**PROBLEM TO SOLVE**
Make an exact transcription of the material, leaving out all images.
★ ★ ★ ★
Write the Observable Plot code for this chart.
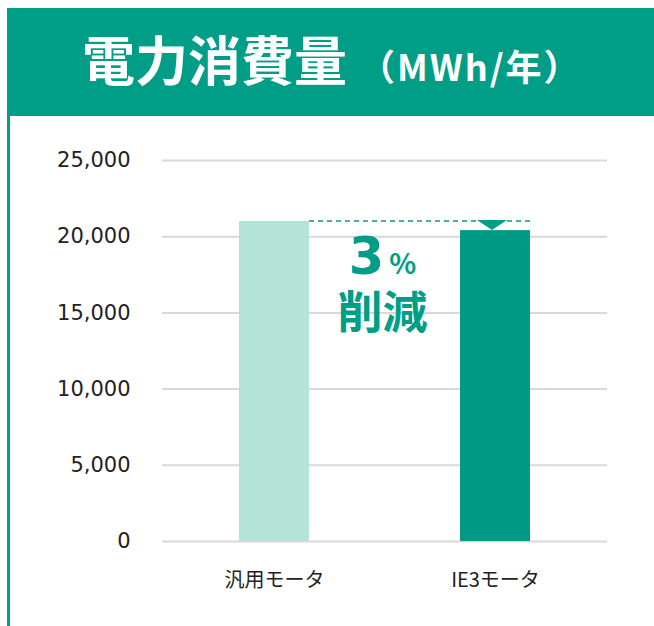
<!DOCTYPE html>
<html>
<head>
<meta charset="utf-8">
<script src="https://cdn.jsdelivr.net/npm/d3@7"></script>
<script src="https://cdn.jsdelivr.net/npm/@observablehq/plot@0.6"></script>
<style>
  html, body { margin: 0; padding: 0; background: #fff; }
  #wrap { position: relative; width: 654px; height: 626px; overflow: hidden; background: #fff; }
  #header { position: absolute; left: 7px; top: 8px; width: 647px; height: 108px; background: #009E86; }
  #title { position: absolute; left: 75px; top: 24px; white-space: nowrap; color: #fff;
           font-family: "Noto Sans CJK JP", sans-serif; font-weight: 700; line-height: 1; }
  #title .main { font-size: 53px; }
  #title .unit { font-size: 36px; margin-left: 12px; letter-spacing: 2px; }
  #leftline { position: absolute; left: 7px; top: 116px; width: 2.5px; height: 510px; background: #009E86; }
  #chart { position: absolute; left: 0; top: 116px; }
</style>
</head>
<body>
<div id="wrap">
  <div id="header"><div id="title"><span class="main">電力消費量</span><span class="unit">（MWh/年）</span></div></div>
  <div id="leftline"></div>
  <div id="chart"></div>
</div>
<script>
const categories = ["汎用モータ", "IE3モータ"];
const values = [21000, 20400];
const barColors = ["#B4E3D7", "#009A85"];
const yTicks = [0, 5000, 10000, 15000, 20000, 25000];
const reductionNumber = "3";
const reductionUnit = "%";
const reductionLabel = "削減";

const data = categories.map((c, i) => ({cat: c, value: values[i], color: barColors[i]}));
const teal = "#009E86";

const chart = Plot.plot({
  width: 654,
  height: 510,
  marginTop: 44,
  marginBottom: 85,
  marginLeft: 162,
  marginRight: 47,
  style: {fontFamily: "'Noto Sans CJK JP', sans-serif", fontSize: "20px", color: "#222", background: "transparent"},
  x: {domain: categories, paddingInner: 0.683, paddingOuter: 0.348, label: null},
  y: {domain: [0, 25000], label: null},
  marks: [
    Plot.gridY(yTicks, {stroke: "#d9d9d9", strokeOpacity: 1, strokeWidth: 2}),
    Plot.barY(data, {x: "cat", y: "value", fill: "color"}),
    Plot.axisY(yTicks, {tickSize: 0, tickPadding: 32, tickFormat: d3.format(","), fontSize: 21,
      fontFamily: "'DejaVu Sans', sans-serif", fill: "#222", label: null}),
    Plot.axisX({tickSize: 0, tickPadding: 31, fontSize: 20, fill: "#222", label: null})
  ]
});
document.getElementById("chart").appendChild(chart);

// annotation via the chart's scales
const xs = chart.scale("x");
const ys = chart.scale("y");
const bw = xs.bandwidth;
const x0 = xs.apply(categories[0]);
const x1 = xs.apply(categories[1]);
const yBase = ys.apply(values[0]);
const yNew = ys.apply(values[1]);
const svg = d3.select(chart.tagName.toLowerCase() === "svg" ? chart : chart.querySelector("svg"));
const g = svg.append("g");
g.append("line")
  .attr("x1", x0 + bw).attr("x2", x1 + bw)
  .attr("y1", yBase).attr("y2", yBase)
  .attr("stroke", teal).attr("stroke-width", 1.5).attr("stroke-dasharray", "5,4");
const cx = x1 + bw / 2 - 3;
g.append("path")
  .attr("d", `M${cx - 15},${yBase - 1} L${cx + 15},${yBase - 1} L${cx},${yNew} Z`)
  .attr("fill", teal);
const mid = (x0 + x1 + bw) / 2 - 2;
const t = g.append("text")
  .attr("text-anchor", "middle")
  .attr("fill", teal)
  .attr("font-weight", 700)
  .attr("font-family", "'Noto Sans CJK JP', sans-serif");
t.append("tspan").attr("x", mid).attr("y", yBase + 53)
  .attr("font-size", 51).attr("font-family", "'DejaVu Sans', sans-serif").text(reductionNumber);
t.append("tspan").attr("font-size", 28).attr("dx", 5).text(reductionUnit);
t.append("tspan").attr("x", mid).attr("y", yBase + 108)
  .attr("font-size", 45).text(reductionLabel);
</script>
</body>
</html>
★ ★ ★ ★
**CORRECT RESULT**
Write the Observable Plot code for this chart.
<!DOCTYPE html>
<html>
<head>
<meta charset="utf-8">
<script src="https://cdn.jsdelivr.net/npm/d3@7"></script>
<script src="https://cdn.jsdelivr.net/npm/@observablehq/plot@0.6"></script>
<style>
  html, body { margin: 0; padding: 0; background: #fff; }
  #wrap { position: relative; width: 654px; height: 626px; overflow: hidden; background: #fff; }
  #header { position: absolute; left: 7px; top: 8px; width: 647px; height: 108px; background: #009E86; }
  #title { position: absolute; left: 75px; top: 24px; white-space: nowrap; color: #fff;
           font-family: "Noto Sans CJK JP", sans-serif; font-weight: 700; line-height: 1; }
  #title .main { font-size: 53px; }
  #title .unit { font-size: 36px; margin-left: 12px; letter-spacing: 2px; }
  #leftline { position: absolute; left: 7px; top: 116px; width: 2.5px; height: 510px; background: #009E86; }
  #chart { position: absolute; left: 0; top: 116px; }
</style>
</head>
<body>
<div id="wrap">
  <div id="header"><div id="title"><span class="main">電力消費量</span><span class="unit">（MWh/年）</span></div></div>
  <div id="leftline"></div>
  <div id="chart"></div>
</div>
<script>
const categories = ["汎用モータ", "IE3モータ"];
const values = [21000, 20400];
const barColors = ["#B4E3D7", "#009A85"];
const yTicks = [0, 5000, 10000, 15000, 20000, 25000];
const reductionNumber = "3";
const reductionUnit = "%";
const reductionLabel = "削減";

const data = categories.map((c, i) => ({cat: c, value: values[i], color: barColors[i]}));
const teal = "#009E86";

const chart = Plot.plot({
  width: 654,
  height: 510,
  marginTop: 44,
  marginBottom: 85,
  marginLeft: 162,
  marginRight: 47,
  style: {fontFamily: "'Noto Sans CJK JP', sans-serif", fontSize: "20px", color: "#222", background: "transparent"},
  x: {domain: categories, paddingInner: 0.683, paddingOuter: 0.348, label: null},
  y: {domain: [0, 25000], label: null},
  marks: [
    Plot.gridY(yTicks, {stroke: "#d9d9d9", strokeOpacity: 1, strokeWidth: 2}),
    Plot.barY(data, {x: "cat", y: "value", fill: "color"}),
    Plot.axisY(yTicks, {tickSize: 0, tickPadding: 32, tickFormat: d3.format(","), fontSize: 21,
      fontFamily: "'DejaVu Sans', sans-serif", fill: "#222", label: null}),
    Plot.axisX({tickSize: 0, tickPadding: 31, fontSize: 20, fill: "#222", label: null})
  ]
});
document.getElementById("chart").appendChild(chart);

// annotation via the chart's scales
const xs = chart.scale("x");
const ys = chart.scale("y");
const bw = xs.bandwidth;
const x0 = xs.apply(categories[0]);
const x1 = xs.apply(categories[1]);
const yBase = ys.apply(values[0]);
const yNew = ys.apply(values[1]);
const svg = d3.select(chart.tagName.toLowerCase() === "svg" ? chart : chart.querySelector("svg"));
const g = svg.append("g");
g.append("line")
  .attr("x1", x0 + bw).attr("x2", x1 + bw)
  .attr("y1", yBase).attr("y2", yBase)
  .attr("stroke", teal).attr("stroke-width", 1.5).attr("stroke-dasharray", "5,4");
const cx = x1 + bw / 2 - 3;
g.append("path")
  .attr("d", `M${cx - 15},${yBase - 1} L${cx + 15},${yBase - 1} L${cx},${yNew} Z`)
  .attr("fill", teal);
const mid = (x0 + x1 + bw) / 2 - 2;
const t = g.append("text")
  .attr("text-anchor", "middle")
  .attr("fill", teal)
  .attr("font-weight", 700)
  .attr("font-family", "'Noto Sans CJK JP', sans-serif");
t.append("tspan").attr("x", mid).attr("y", yBase + 53)
  .attr("font-size", 51).attr("font-family", "'DejaVu Sans', sans-serif").text(reductionNumber);
t.append("tspan").attr("font-size", 28).attr("dx", 5).text(reductionUnit);
t.append("tspan").attr("x", mid).attr("y", yBase + 108)
  .attr("font-size", 45).text(reductionLabel);
</script>
</body>
</html>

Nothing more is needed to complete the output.